Short Takes by Dr Mohammad Manzoor Alam
The President of India, His Excellency Shri Ram Nath Kovind, is a man of great qualities of head and heart, a man truly worthy of the august position he holds today. His vision for the future of India as a just, equitable, united and technologically advanced nation is similar to the vision of his illustrious predecessors about the future India, particularly to that of President APJ Abdul Kalam.
The President’s ceremonial address on this Republic Day was some kind of a sage advice from the family elder of a vast family called India. He rightly pointed out that the Republic had to live by the ideals of the Father of the Nation, Mahatma Gandhi, whose 150th birthday falls on October 2 this year. Mahatma Gandhi’s “teachings are still the touchstone to measure our policies and initiatives,” he asserted.
That the President is a man of high ideals is clear to anybody who has seen him from close quarters. At a seminar in Gaya a couple of years ago, I had the opportunity to share the dais with him and listen to his wise address that seemed to encompass much of our educational aspirations, our social and political life.
This Republic Day he dwelt on the grand Constitution of India, one of the best in the world (but often poorly implemented in our public life). He also talked about the greatness of Dr BR Ambedkar, the chairman of the Constitution Drafting Committee, but he somehow chose not to refer to the apprehension of Dr Ambedkar that India may not finally implement it in right earnest. He thought (and rightly so) that a Constitution is only as good as its implementation.
Dr. Ambedkar’s fears were regarding the unequal society of India, ridden with graded inequality of caste for several thousand years. Such a society and its state may not wholeheartedly implement it and thus kill its spirit. Even at the time of its promulgation RSS chief Guruji MS Golwalkar rejected it disdainfully, saying the best Constitution for India and, in fact, the world, was Manusmirti, the book that supports and justifies caste inequality and systemic oppression of Dalits (literally, the crushed) and other weaker sections.

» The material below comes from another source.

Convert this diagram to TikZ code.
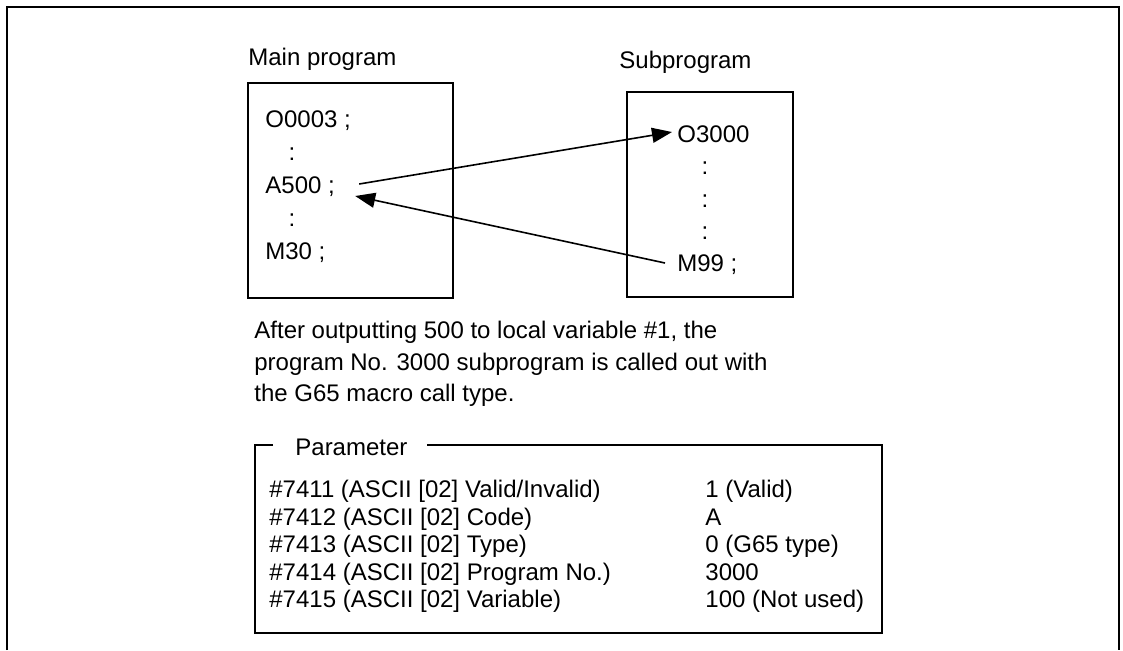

Coming from a Dalit background, the President could have spoken a word or two about Dr Ambedkar’s apprehensions and the breach of the Constitution in our daily public life.
The President talked about all the good and great things about us and our Republic. However, amid all that goody-goody, sugary-syrupy talk there was a glaring omission that was not expected of the head of our Indian family, the honourable President of India. A man who talks about Mahatma Gandhi’s principles by which we have committed ourselves to live and about the Constitution of India, which we have taken as our guide in public life, should have taken note of the daily dose of lynchings, rapes and mass communal violence against the weak as the state stands aside.
Today, Hindustan is also known as Lynchistan, for quite obvious reasons. As the family elder, the President is not supposed to just encourage and appreciate, but also to admonish if the strong in the family are raping and murdering the weak in the family. Who will be convinced if we say we have a great Constitution and we have Mahatma Gandhi’s ideals if they see the week lynched and raped on a daily basis?
By not showing his displeasure on such darkness in our lives, the President has fallen short of his responsibility. If he cannot utter a word of disapproval about such barbarity in our lives, how can he be expected to call in the Prime Minister and make his disapproval felt. His predecessor, President Pranab Mukherji, repeatedly showed his displeasure at the lynchings. He made his feelings known even at RSS headquarters. Such courage of conviction is required from the head of state. President KR Naraynan also came from a Dalit background, but he did express his displeasure at Gujarat anti-Muslim killings of 2002. He told the Brahmin Prime Minister Atal Behari Vajpayee to do something to stop the pogrom. A President has to have the courage of conviction and tell the government not to destroy the Constitution and Gandhian principles through mass murder and rapine. The first President, Dr Rajendra Prasad, strongly opposed Pandit Nehru if he did not agree with him.